- _What is being asked_
Type out the material below exactly.

[Rows from a dataset of charts and code]
**********

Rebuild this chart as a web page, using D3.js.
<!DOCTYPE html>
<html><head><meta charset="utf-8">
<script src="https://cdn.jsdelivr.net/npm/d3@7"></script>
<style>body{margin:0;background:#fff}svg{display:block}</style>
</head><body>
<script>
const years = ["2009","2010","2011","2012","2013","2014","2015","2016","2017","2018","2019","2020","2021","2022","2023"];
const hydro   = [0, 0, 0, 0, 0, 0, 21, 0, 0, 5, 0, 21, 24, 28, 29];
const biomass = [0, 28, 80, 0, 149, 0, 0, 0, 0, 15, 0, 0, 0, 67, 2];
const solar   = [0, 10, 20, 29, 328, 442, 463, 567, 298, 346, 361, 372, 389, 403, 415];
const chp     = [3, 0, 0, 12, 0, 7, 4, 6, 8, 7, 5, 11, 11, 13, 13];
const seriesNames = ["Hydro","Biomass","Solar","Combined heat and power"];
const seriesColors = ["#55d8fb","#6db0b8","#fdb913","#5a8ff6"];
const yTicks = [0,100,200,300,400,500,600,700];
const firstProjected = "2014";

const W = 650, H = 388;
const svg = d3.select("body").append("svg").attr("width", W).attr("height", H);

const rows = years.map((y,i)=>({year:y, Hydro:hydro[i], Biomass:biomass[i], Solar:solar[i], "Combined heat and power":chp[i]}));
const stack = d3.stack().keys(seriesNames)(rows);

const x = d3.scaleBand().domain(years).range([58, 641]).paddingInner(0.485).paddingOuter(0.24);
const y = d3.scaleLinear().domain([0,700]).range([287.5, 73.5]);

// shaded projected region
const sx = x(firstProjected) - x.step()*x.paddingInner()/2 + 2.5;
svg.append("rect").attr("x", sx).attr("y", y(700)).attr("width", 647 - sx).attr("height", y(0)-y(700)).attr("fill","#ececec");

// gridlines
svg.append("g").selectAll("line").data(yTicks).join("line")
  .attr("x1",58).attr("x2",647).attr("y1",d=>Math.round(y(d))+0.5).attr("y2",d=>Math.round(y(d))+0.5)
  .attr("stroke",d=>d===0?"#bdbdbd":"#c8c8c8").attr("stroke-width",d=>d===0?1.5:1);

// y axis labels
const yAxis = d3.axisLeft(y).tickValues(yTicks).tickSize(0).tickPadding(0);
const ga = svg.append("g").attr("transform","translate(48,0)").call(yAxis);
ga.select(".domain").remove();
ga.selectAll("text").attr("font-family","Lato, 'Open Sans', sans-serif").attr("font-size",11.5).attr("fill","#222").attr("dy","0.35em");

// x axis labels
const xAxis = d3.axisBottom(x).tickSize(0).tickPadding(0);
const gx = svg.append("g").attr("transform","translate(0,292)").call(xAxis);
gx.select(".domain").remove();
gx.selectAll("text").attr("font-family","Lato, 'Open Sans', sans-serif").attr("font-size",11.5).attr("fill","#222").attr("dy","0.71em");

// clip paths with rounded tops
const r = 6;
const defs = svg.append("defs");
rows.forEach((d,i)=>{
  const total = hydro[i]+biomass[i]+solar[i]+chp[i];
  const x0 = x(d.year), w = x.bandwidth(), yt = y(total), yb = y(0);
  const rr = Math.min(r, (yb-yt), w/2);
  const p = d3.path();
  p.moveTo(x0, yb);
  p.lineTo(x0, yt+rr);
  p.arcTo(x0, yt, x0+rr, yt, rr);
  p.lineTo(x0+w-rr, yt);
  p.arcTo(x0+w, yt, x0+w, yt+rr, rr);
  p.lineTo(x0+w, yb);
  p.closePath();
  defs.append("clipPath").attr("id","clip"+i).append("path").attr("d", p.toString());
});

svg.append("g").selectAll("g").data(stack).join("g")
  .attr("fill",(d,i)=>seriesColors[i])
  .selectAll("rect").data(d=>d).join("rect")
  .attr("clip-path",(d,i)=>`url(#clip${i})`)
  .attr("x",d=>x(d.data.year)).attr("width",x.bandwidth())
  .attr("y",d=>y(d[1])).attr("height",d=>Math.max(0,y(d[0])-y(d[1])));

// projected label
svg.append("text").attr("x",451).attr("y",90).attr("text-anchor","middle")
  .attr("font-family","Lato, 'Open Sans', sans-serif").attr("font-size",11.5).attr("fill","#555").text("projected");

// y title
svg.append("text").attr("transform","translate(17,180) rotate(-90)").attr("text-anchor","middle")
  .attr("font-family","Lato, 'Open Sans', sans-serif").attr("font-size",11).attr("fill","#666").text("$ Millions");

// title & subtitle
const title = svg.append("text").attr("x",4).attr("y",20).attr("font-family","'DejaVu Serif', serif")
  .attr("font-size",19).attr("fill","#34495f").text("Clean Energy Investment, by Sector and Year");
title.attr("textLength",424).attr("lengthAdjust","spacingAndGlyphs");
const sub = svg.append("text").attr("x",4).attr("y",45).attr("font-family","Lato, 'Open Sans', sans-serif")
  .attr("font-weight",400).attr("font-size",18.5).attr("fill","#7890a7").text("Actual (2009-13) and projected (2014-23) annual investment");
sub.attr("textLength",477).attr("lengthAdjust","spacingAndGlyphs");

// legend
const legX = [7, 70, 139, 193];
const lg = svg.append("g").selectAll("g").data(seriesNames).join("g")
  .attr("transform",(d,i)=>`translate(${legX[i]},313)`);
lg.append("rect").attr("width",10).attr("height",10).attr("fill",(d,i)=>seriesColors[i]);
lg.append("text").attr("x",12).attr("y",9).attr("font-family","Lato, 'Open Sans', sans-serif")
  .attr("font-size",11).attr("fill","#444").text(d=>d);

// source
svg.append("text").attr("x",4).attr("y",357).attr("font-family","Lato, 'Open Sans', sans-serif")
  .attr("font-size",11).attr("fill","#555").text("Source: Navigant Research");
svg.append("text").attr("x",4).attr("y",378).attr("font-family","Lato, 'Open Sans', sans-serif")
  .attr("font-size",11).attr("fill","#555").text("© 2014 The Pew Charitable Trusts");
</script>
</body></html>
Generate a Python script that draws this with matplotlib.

**********

- _Written solution_
Rebuild this chart as a web page, using D3.js.
<!DOCTYPE html>
<html><head><meta charset="utf-8">
<script src="https://cdn.jsdelivr.net/npm/d3@7"></script>
<style>body{margin:0;background:#fff}svg{display:block}</style>
</head><body>
<script>
const years = ["2009","2010","2011","2012","2013","2014","2015","2016","2017","2018","2019","2020","2021","2022","2023"];
const hydro   = [0, 0, 0, 0, 0, 0, 21, 0, 0, 5, 0, 21, 24, 28, 29];
const biomass = [0, 28, 80, 0, 149, 0, 0, 0, 0, 15, 0, 0, 0, 67, 2];
const solar   = [0, 10, 20, 29, 328, 442, 463, 567, 298, 346, 361, 372, 389, 403, 415];
const chp     = [3, 0, 0, 12, 0, 7, 4, 6, 8, 7, 5, 11, 11, 13, 13];
const seriesNames = ["Hydro","Biomass","Solar","Combined heat and power"];
const seriesColors = ["#55d8fb","#6db0b8","#fdb913","#5a8ff6"];
const yTicks = [0,100,200,300,400,500,600,700];
const firstProjected = "2014";

const W = 650, H = 388;
const svg = d3.select("body").append("svg").attr("width", W).attr("height", H);

const rows = years.map((y,i)=>({year:y, Hydro:hydro[i], Biomass:biomass[i], Solar:solar[i], "Combined heat and power":chp[i]}));
const stack = d3.stack().keys(seriesNames)(rows);

const x = d3.scaleBand().domain(years).range([58, 641]).paddingInner(0.485).paddingOuter(0.24);
const y = d3.scaleLinear().domain([0,700]).range([287.5, 73.5]);

// shaded projected region
const sx = x(firstProjected) - x.step()*x.paddingInner()/2 + 2.5;
svg.append("rect").attr("x", sx).attr("y", y(700)).attr("width", 647 - sx).attr("height", y(0)-y(700)).attr("fill","#ececec");

// gridlines
svg.append("g").selectAll("line").data(yTicks).join("line")
  .attr("x1",58).attr("x2",647).attr("y1",d=>Math.round(y(d))+0.5).attr("y2",d=>Math.round(y(d))+0.5)
  .attr("stroke",d=>d===0?"#bdbdbd":"#c8c8c8").attr("stroke-width",d=>d===0?1.5:1);

// y axis labels
const yAxis = d3.axisLeft(y).tickValues(yTicks).tickSize(0).tickPadding(0);
const ga = svg.append("g").attr("transform","translate(48,0)").call(yAxis);
ga.select(".domain").remove();
ga.selectAll("text").attr("font-family","Lato, 'Open Sans', sans-serif").attr("font-size",11.5).attr("fill","#222").attr("dy","0.35em");

// x axis labels
const xAxis = d3.axisBottom(x).tickSize(0).tickPadding(0);
const gx = svg.append("g").attr("transform","translate(0,292)").call(xAxis);
gx.select(".domain").remove();
gx.selectAll("text").attr("font-family","Lato, 'Open Sans', sans-serif").attr("font-size",11.5).attr("fill","#222").attr("dy","0.71em");

// clip paths with rounded tops
const r = 6;
const defs = svg.append("defs");
rows.forEach((d,i)=>{
  const total = hydro[i]+biomass[i]+solar[i]+chp[i];
  const x0 = x(d.year), w = x.bandwidth(), yt = y(total), yb = y(0);
  const rr = Math.min(r, (yb-yt), w/2);
  const p = d3.path();
  p.moveTo(x0, yb);
  p.lineTo(x0, yt+rr);
  p.arcTo(x0, yt, x0+rr, yt, rr);
  p.lineTo(x0+w-rr, yt);
  p.arcTo(x0+w, yt, x0+w, yt+rr, rr);
  p.lineTo(x0+w, yb);
  p.closePath();
  defs.append("clipPath").attr("id","clip"+i).append("path").attr("d", p.toString());
});

svg.append("g").selectAll("g").data(stack).join("g")
  .attr("fill",(d,i)=>seriesColors[i])
  .selectAll("rect").data(d=>d).join("rect")
  .attr("clip-path",(d,i)=>`url(#clip${i})`)
  .attr("x",d=>x(d.data.year)).attr("width",x.bandwidth())
  .attr("y",d=>y(d[1])).attr("height",d=>Math.max(0,y(d[0])-y(d[1])));

// projected label
svg.append("text").attr("x",451).attr("y",90).attr("text-anchor","middle")
  .attr("font-family","Lato, 'Open Sans', sans-serif").attr("font-size",11.5).attr("fill","#555").text("projected");

// y title
svg.append("text").attr("transform","translate(17,180) rotate(-90)").attr("text-anchor","middle")
  .attr("font-family","Lato, 'Open Sans', sans-serif").attr("font-size",11).attr("fill","#666").text("$ Millions");

// title & subtitle
const title = svg.append("text").attr("x",4).attr("y",20).attr("font-family","'DejaVu Serif', serif")
  .attr("font-size",19).attr("fill","#34495f").text("Clean Energy Investment, by Sector and Year");
title.attr("textLength",424).attr("lengthAdjust","spacingAndGlyphs");
const sub = svg.append("text").attr("x",4).attr("y",45).attr("font-family","Lato, 'Open Sans', sans-serif")
  .attr("font-weight",400).attr("font-size",18.5).attr("fill","#7890a7").text("Actual (2009-13) and projected (2014-23) annual investment");
sub.attr("textLength",477).attr("lengthAdjust","spacingAndGlyphs");

// legend
const legX = [7, 70, 139, 193];
const lg = svg.append("g").selectAll("g").data(seriesNames).join("g")
  .attr("transform",(d,i)=>`translate(${legX[i]},313)`);
lg.append("rect").attr("width",10).attr("height",10).attr("fill",(d,i)=>seriesColors[i]);
lg.append("text").attr("x",12).attr("y",9).attr("font-family","Lato, 'Open Sans', sans-serif")
  .attr("font-size",11).attr("fill","#444").text(d=>d);

// source
svg.append("text").attr("x",4).attr("y",357).attr("font-family","Lato, 'Open Sans', sans-serif")
  .attr("font-size",11).attr("fill","#555").text("Source: Navigant Research");
svg.append("text").attr("x",4).attr("y",378).attr("font-family","Lato, 'Open Sans', sans-serif")
  .attr("font-size",11).attr("fill","#555").text("© 2014 The Pew Charitable Trusts");
</script>
</body></html>
Generate a Python script that draws this with matplotlib.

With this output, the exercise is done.